Question

Students in a mathematics class were given an exam and then retested monthly with an equivalent exam. The average score \(g\) for the class can be approximated by the human memory model \(g(t)=78-14 \log _{10}(t+1), \quad 0 \leq t \leq 12\) where \(t\) is the time (in months). (a) What was the average score on the original exam? (b) What was the average score after 4 months? (c) When did the average score drop below 70 ?

Short answer

The average score on the original exam was 78. The score after four months was approximately 68.27. The average score dropped below 70 around the 3rd month.

Step-by-step solution

Find the original exam score

To find the original exam score, we need to substitute \(t = 0\) into the function \(g(t) = 78 - 14 \log_{10}(t + 1)\). Therefore, the original exam score is \(g(0) = 78 - 14 \log_{10}(0 + 1)\). Hence, \(g(t) = 78 - 14 \times 0 = 78\). The original average score was 78.

Find the score after 4 months

To find the score after four months, substitute \(t = 4\) into the function. This gives \(g(4) = 78 - 14 \log_{10}(4 + 1) = 78 - 14 \log_{10}(5)\). Using a calculator to evaluate this gives approximately \(g(4) = 78 - 14 \times 0.69897 = 68.27442\). Therefore, the average score after four months was approximately 68.27.

Finding when the average score dropped below 70

To solve the inequality \(g(t) < 70\), we can initially set \(g(t) = 70\) and solve for \(t\). This gives us the equation \(70 = 78 - 14 \log_{10}(t + 1)\). Therefore, \(8 = 14 \log_{10}(t + 1)\), and \(\log_{10}(t + 1) = \frac{8}{14} = 0.57143\). Using properties of logarithms, this can be rewritten as \(10^{0.57143} = t + 1\). Solving this gives \(t = 10^{0.57143} - 1\), and using a calculator gives this as approximately \(t = 2.68\) months. Therefore, the average score dropped below 70 around the 3rd month.

Key concepts

Logarithmic Function

The logarithmic function used in student exam score predictions is part of the human memory model. This function helps describe how the ability to recall information decreases over time. In our exercise, the function given is \( g(t) = 78 - 14 \log_{10}(t + 1) \). By using the logarithmic term, \( \log_{10}(t + 1) \), it expresses the rate of memory loss. Here’s why the logarithmic function is effective:

• Non-linear decay: A logarithmic function decreases incrementally slower over time. This models how human memory retention often diminishes most drastically immediately after learning, then tapers off.
• Base 10 log: This specific log base (10) simplifies the mathematical operations and aligns well with common analytic tools like calculators.
• Modeling capability: It captures complex cognitive effects simply and is easier to understand and compute.

By understanding logarithmic functions, we appreciate how models can predict phenomena such as memory retention effectively.

Average Score

The average score in this context is a statistical representation of the class's collective performance. It provides a convenient summary of student performance at various points in time using the function \( g(t) = 78 - 14 \log_{10}(t + 1) \).In the original exercise, the average score is calculated as:

• On original exam: At \( t = 0 \), the average score is \( g(0) = 78 \). This tells us the initial collective performance of the students when they’re first tested.

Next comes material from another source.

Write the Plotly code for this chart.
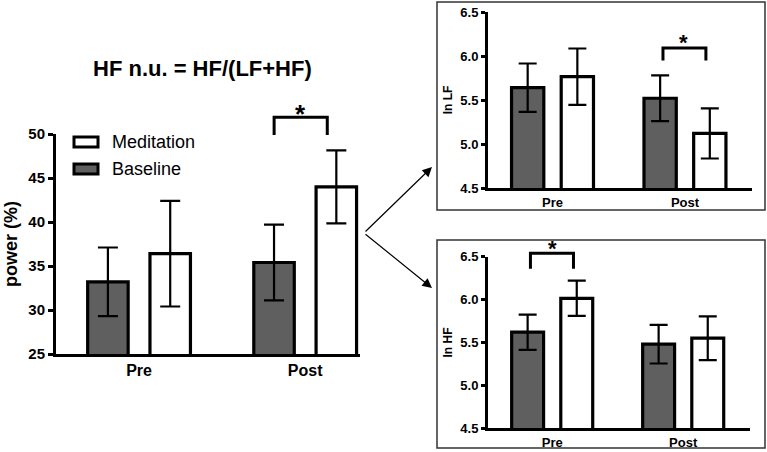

• After 4 months: At \( t = 4 \), the average score was computed as approximately \( 68.27 \) using the function. This means that on average, students' scores dropped over time.

The average score helps educators gauge the overall effectiveness of teaching methods and materials over time and make informed decisions on curriculum adjustments.

Time-Dependent Function

A time-dependent function, such as \( g(t) = 78 - 14 \log_{10}(t + 1) \), represents relationships where an element (the score) changes based on another factor (time in months). In this exercise, understanding the time dependency is crucial since it provides insight into how the students' memory retention evolves.This time-dependent function helps analyze:

• Memory Recollection: How well students can recall what they have learned over different periods.


• Performance trends: By solving \( g(t) < 70 \), we discovered that scores drop below a certain threshold around 3 months, illustrating the point at which retention sharply declines.


• Predictive Modeling: Educators can predict future performance and determine when more revision or reinforcement may be necessary to better student outcomes.

Understanding this function's behavior over time is vital for making strategic educational decisions, guiding curriculum adjustments, and enhancing overall learning.